When I first started in my junior role, I knew I had to deliver on being a super sponge. I set out to be the most porous new hire the agency had ever seen, to soak up every experience and drink up every learning opportunity I could. I firmly believed that if I could learn by osmosis, eventually I would deliver.
I was right.
The things I learned in the first few months on the job have repeatedly proven invaluable. Now that I select and train new hires, I’m realizing that you can’t teach the all-important soft skills, like enthusiasm and willingness to learn. But people who possess those key qualities can easily be taught and conquer the "hard skills.
So, as we get ready to celebrate the 122nd Labor Day, here are my top five tips on how to be a sponge.
Check Your Ego
In an entry-level position this is especially important. It can be counter intuitive to come to work and be vulnerable. But the power of vulnerability means that you don’t have to pretend. You shouldn’t "fake it till you make it" in this situation! You are new. No one expects you to know everything right out the gate, so don’t act like you do. Appreciate the fact that you are there to learn, to work hard, and to grow. Accept that at first you may feel confused and in over your head. It’s okay.
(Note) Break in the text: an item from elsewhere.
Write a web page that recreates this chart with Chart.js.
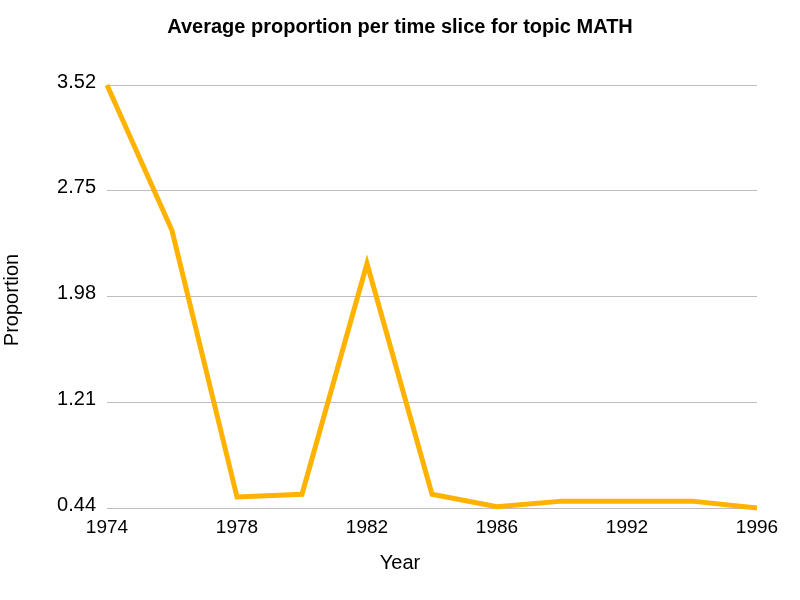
<!DOCTYPE html>
<html>
<head>
<meta charset="utf-8">
<script src="https://cdn.jsdelivr.net/npm/chart.js@4/dist/chart.umd.min.js"></script>
<style>
html,body{margin:0;padding:0;background:#fff;}
#wrap{width:800px;height:600px;}
</style>
</head>
<body>
<div id="wrap"><canvas id="c" width="800" height="600"></canvas></div>
<script>
const years = ["1974","1976","1978","1980","1982","1984","1986","1990","1992","1994","1996"];
const proportion = [3.52, 2.46, 0.52, 0.54, 2.22, 0.54, 0.45, 0.49, 0.49, 0.49, 0.44];
const yTicks = [0.44, 1.21, 1.98, 2.75, 3.52];
const shownYears = ["1974","1978","1982","1986","1992","1996"];
const xTitle = "Year";
const yTitle = "Proportion";

const FONT = "'Liberation Sans', Helvetica, Arial, sans-serif";

const axisTitles = {
  id: 'axisTitles',
  afterDraw(chart) {
    const ctx = chart.ctx;
    ctx.save();
    ctx.fillStyle = '#000';
    ctx.font = "20px " + FONT;
    ctx.textAlign = 'center';
    ctx.textBaseline = 'middle';
    ctx.fillText(xTitle, chart.width / 2, 563);
    ctx.translate(12, chart.height / 2);
    ctx.rotate(-Math.PI / 2);
    ctx.fillText(yTitle, 0, 0);
    ctx.restore();
  }
};

new Chart(document.getElementById('c'), {
  type: 'line',
  data: {
    labels: years,
    datasets: [{
      data: proportion,
      borderColor: '#FFB300',
      borderWidth: 5,
      pointRadius: 0,
      tension: 0,
      fill: false,
      clip: false
    }]
  },
  options: {
    responsive: false,
    animation: false,
    layout: { padding: { left: 43, right: 43, top: 0, bottom: 0 } },
    plugins: {
      legend: { display: false },
      tooltip: { enabled: false },
      title: {
        display: true,
        text: 'Average proportion per time slice for topic MATH',
        color: '#000',
        font: { family: FONT, size: 20, weight: 'bold' },
        padding: { top: 15, bottom: 46 }
      }
    },
    scales: {
      x: {
        type: 'category',
        offset: false,
        grid: { display: false, drawTicks: false },
        border: { display: false },
        ticks: {
          color: '#000',
          font: { family: FONT, size: 19 },
          padding: 8,
          autoSkip: false,
          maxRotation: 0,
          callback: function(v, i) { const l = years[i]; return shownYears.includes(l) ? l : ''; }
        },
        title: { display: false },
        afterFit: function(s) { s.height = 92; }
      },
      y: {
        min: 0.44,
        max: 3.52,
        grid: { color: '#BDBDBD', lineWidth: 1, drawTicks: false },
        border: { display: false },
        afterBuildTicks: function(s) { s.ticks = yTicks.map(v => ({ value: v })); },
        ticks: {
          color: '#000',
          font: { family: FONT, size: 20 },
          padding: 11,
          labelOffset: -3,
          callback: function(v) { return v.toFixed(2); }
        },
        title: { display: false },
        afterFit: function(s) { s.width = 64; }
      }
    }
  },
  plugins: [axisTitles]
});
</script>
</body>
</html>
Even the CEOs of all Fortune 500 companies once had their very first jobs and felt the same way.
Ask Questions, but Package Them
If you don’t understand something, ask. Asking questions is not a sign of weakness, it is a sign of strength. But you should fight the urge to go directly to your manager for all your questions (even though they’ll tell you that you can). Challenge yourself to find the answers on your own. Abide by the "can I Google this" test. Ask your peers for help on general office basics. Go to your manager prepared with questions you’ve already put through the ringer and truly need their help with. This shows you respect their time, their knowledge, and expertise by asking them about topics they’re trained to teach you and you’re interested in learning.
Read What They’re Reading
Find out what your manager is reading. Find out what your company executives and clients are reading. You can do this in a fairly unobtrusive way. (Hint: check out their bookshelves). Ask for book recommendations. Challenge yourself to read what people who are more experienced than you are reading. It may be tough. You may get sleepy. But you will gain an elevated knowledge base. It could also help spark an interesting conversation with people more senior than you by providing some key talking points.
Embrace Your Fresh Perspective
You were hired for a reason. As a fresh mind and new generation, you should absolutely volunteer original thinking. Come to meetings with suggestions, and speak up if it’s appropriate. You will have ideas that may seem crazy or surprising. Appreciate that you may be wrong at times, but continue to bring those ideas. The best leaders know that great thinking can come from anywhere, especially employees who bring a new perspective.
Be an Active Sponge
Seek out opportunities of all kinds. Offer to take notes in a meeting (be sure they are detailed and organized). Ask if you can sit in on calls to simply listen. Join local groups that are relevant to your industry. Participate in free trainings or webinars that are interesting and will give you an edge. Pick up a new skill outside your existing arsenal, especially if that something is currently difficult for you. If you have free time, ask others if you can help them. It’s not only about the hours you put in but the value you add. People will notice and want you on their team for future projects.
Good luck. And, don’t worry. You’ll be great.